Mis maravillosas gafas gucci-qué-fashion-soy-cómo-molo deciden morir. Durante unos días tengo que utilizar otro par de emergencia que guardo desde hace una década. Cada vez que me veo en el espejo con ellas siento tener diez años menos. Así que hoy, a pesar de que sé que es un día en que no debería salir de casa porque el mundo está solamente hecho de esquinas y filos y que el sol quema, me arriesgo a ir hasta la óptica para recuperar mis resucitadas Gucci de pasta.
Camino aturdido sin quita la vista de la punta de mis pies. Una moto grande decelera detrás de mi y se sube a la acera a menos de medio metro, rozándome, y me corta el paso. Mi primer movimiento es apartarme, dar una zancada lateral, sortear la moto, seguir andando.

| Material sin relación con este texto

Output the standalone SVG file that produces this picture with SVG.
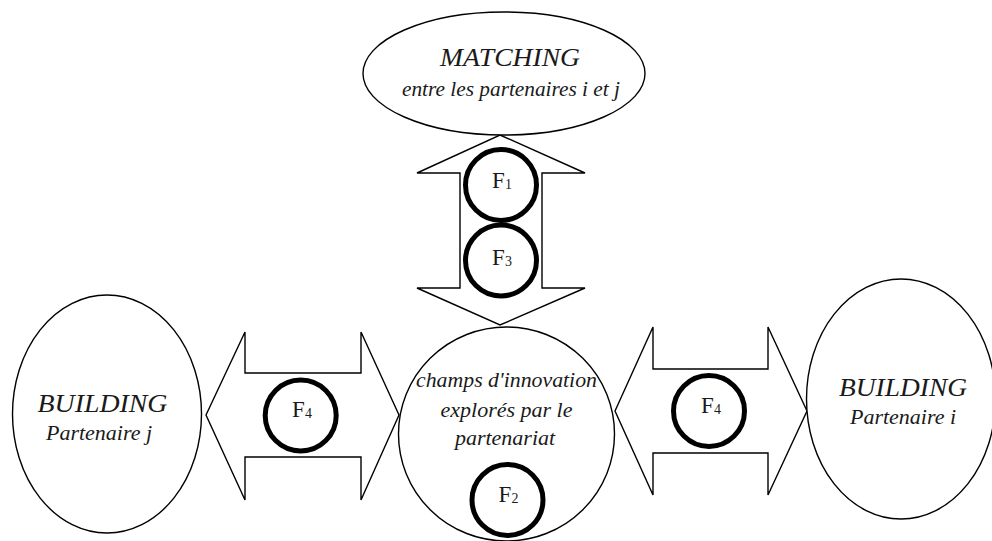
<svg xmlns="http://www.w3.org/2000/svg" width="992" height="541" viewBox="0 0 992 541">
<style>
.shape{fill:#ffffff;stroke:#000000;stroke-width:1.4}
.ring{fill:#ffffff;stroke:#000000;stroke-width:5}
.lab{font-family:"Liberation Serif","Times New Roman",serif;font-style:italic;fill:#1a1a1a;text-anchor:middle}
.cap{font-size:25px}
.low{font-size:22px}
.f{font-family:"Liberation Serif","Times New Roman",serif;font-size:23px;fill:#1a1a1a;text-anchor:middle}
.sub{font-size:14px}
</style>
<rect x="0" y="0" width="992" height="541" fill="#ffffff"/>
<g id="connectors">
  <g id="arrow-vertical">
    <polygon class="shape" points="500,135 585,173 542,173 542,288 585,288 500,325 417,288 460,288 460,173 417,173"/>
    <g id="badge-F1">
      <circle class="ring" cx="501" cy="185" r="35.5"/>
      <text class="f" x="502" y="188">F<tspan class="sub" dy="1">1</tspan></text>
    </g>
    <g id="badge-F3">
      <circle class="ring" cx="501" cy="260.5" r="35.5"/>
      <text class="f" x="502" y="265">F<tspan class="sub" dy="1">3</tspan></text>
    </g>
  </g>
  <g id="arrow-left">
    <polygon class="shape" points="206,415 245,332 245,373 361,373 361,332 399,415 361,500 361,457 245,457 245,500"/>
    <g id="badge-F4-left">
      <circle class="ring" cx="300.7" cy="415.5" r="35.5"/>
      <text class="f" x="302" y="417">F<tspan class="sub" dy="1">4</tspan></text>
    </g>
  </g>
  <g id="arrow-right">
    <polygon class="shape" points="615,411 653,327 653,369 768,369 768,327 807,411 768,495 768,453 653,453 653,495"/>
    <g id="badge-F4-right">
      <circle class="ring" cx="709" cy="411" r="35.5"/>
      <text class="f" x="711" y="413">F<tspan class="sub" dy="1">4</tspan></text>
    </g>
  </g>
</g>
<g id="node-matching">
  <ellipse class="shape" cx="504" cy="73.5" rx="141" ry="61.5"/>
  <text class="lab cap" x="510" y="66" textLength="140" lengthAdjust="spacingAndGlyphs">MATCHING</text>
  <text class="lab low" x="511" y="96" textLength="218" lengthAdjust="spacingAndGlyphs">entre les partenaires i et j</text>
</g>
<g id="node-champs">
  <ellipse class="shape" cx="506.5" cy="434" rx="108" ry="107"/>
  <text class="lab low" x="506.5" y="387" textLength="181" lengthAdjust="spacingAndGlyphs">champs d'innovation</text>
  <text class="lab low" x="506.5" y="417">explorés par le</text>
  <text class="lab low" x="505" y="445">partenariat</text>
  <g id="badge-F2">
    <circle class="ring" cx="507.5" cy="500" r="35.5"/>
    <text class="f" x="508.5" y="501.5">F<tspan class="sub" dy="1">2</tspan></text>
  </g>
</g>
<g id="node-building-j">
  <ellipse class="shape" cx="107" cy="414" rx="94.5" ry="119"/>
  <text class="lab cap" x="102.5" y="412" textLength="130" lengthAdjust="spacingAndGlyphs">BUILDING</text>
  <text class="lab low" x="99" y="440">Partenaire j</text>
</g>
<g id="node-building-i">
  <ellipse class="shape" cx="901" cy="399" rx="94.5" ry="120"/>
  <text class="lab cap" x="903" y="396" textLength="128" lengthAdjust="spacingAndGlyphs">BUILDING</text>
  <text class="lab low" x="903" y="424">Partenaire i</text>
</g>
</svg>
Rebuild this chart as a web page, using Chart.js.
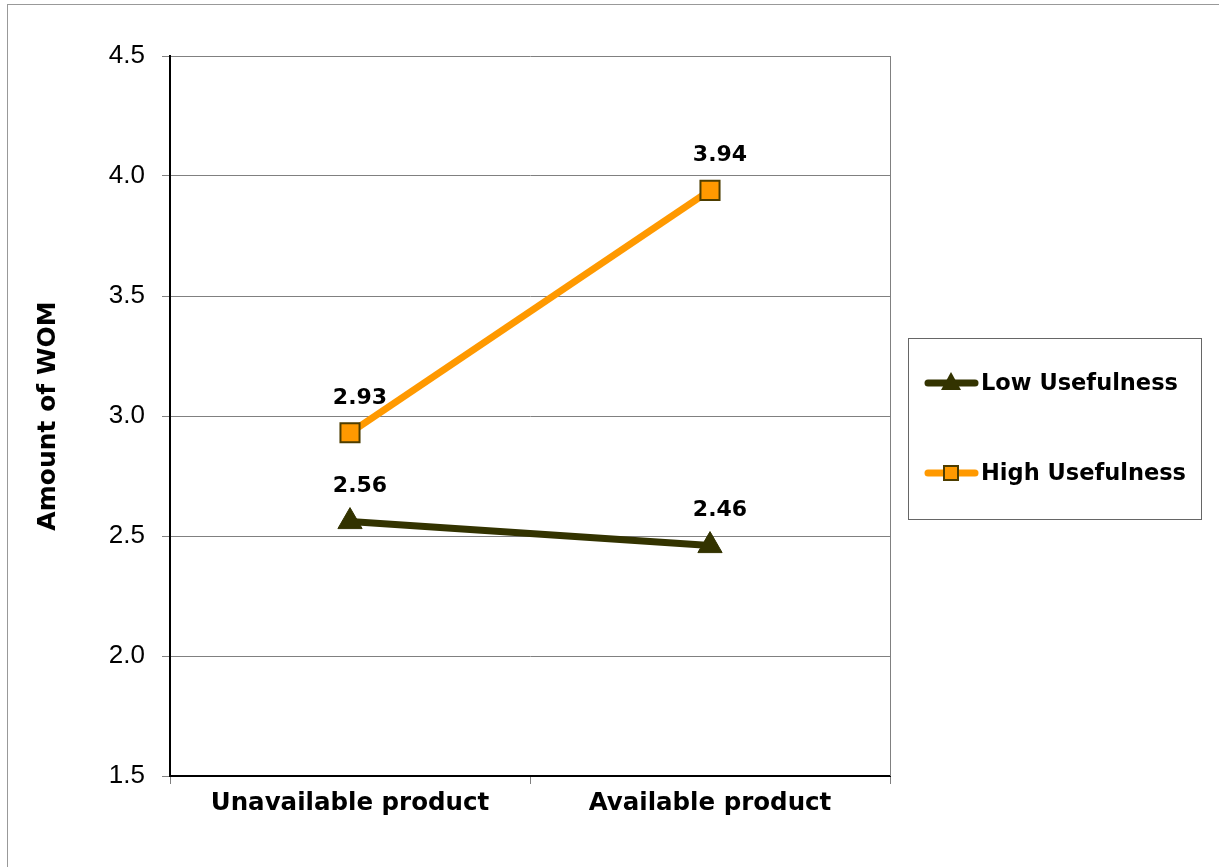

Me salta un fusible dentro de la cabeza: el hijo de puta que la conduce ha hecho esa maniobra intencionadamente. Ha querido joderme, asustarme, marcar su territorio. Y será por haber utilizado esas gafas viejas estos días, pero me vuelve la idea de que algo en mi invita a los matones a putearme, herencia clara de mi niñez.
Entonces recuerdo que ahora mido metro noventa, que tengo cierta envergadura corporal y un montón de rabia dentro.
Me giro apretando los dientes con la intención de calzarle una hostia al tipo de la moto y tirarle al suelo con ella. Por un instante busco sus ojos escondidos en el casco. Una sonrisa en la mirada castaña me desconcierta.
Y reconozco a B. con su nueva-flamante-moto y su nuevo-flamante-casco.
Dejo caer los brazos y noto el frío que queda en el cuerpo cuando la adrenalina se retira, el sabor a metal en la boca.
B. se quita el casco: "joder, por un momento he pensado que me ibas a dar".
El cuento del tipo que cegado por la furia la emprende contra todo y se lleva por delante a sus conocidos antes de darse cuenta de quiénes son se repite constantemente desde siempre. B. no sabe lo cerca que ha estado de pasar a formar parte de otra versión de esa historia tan vieja.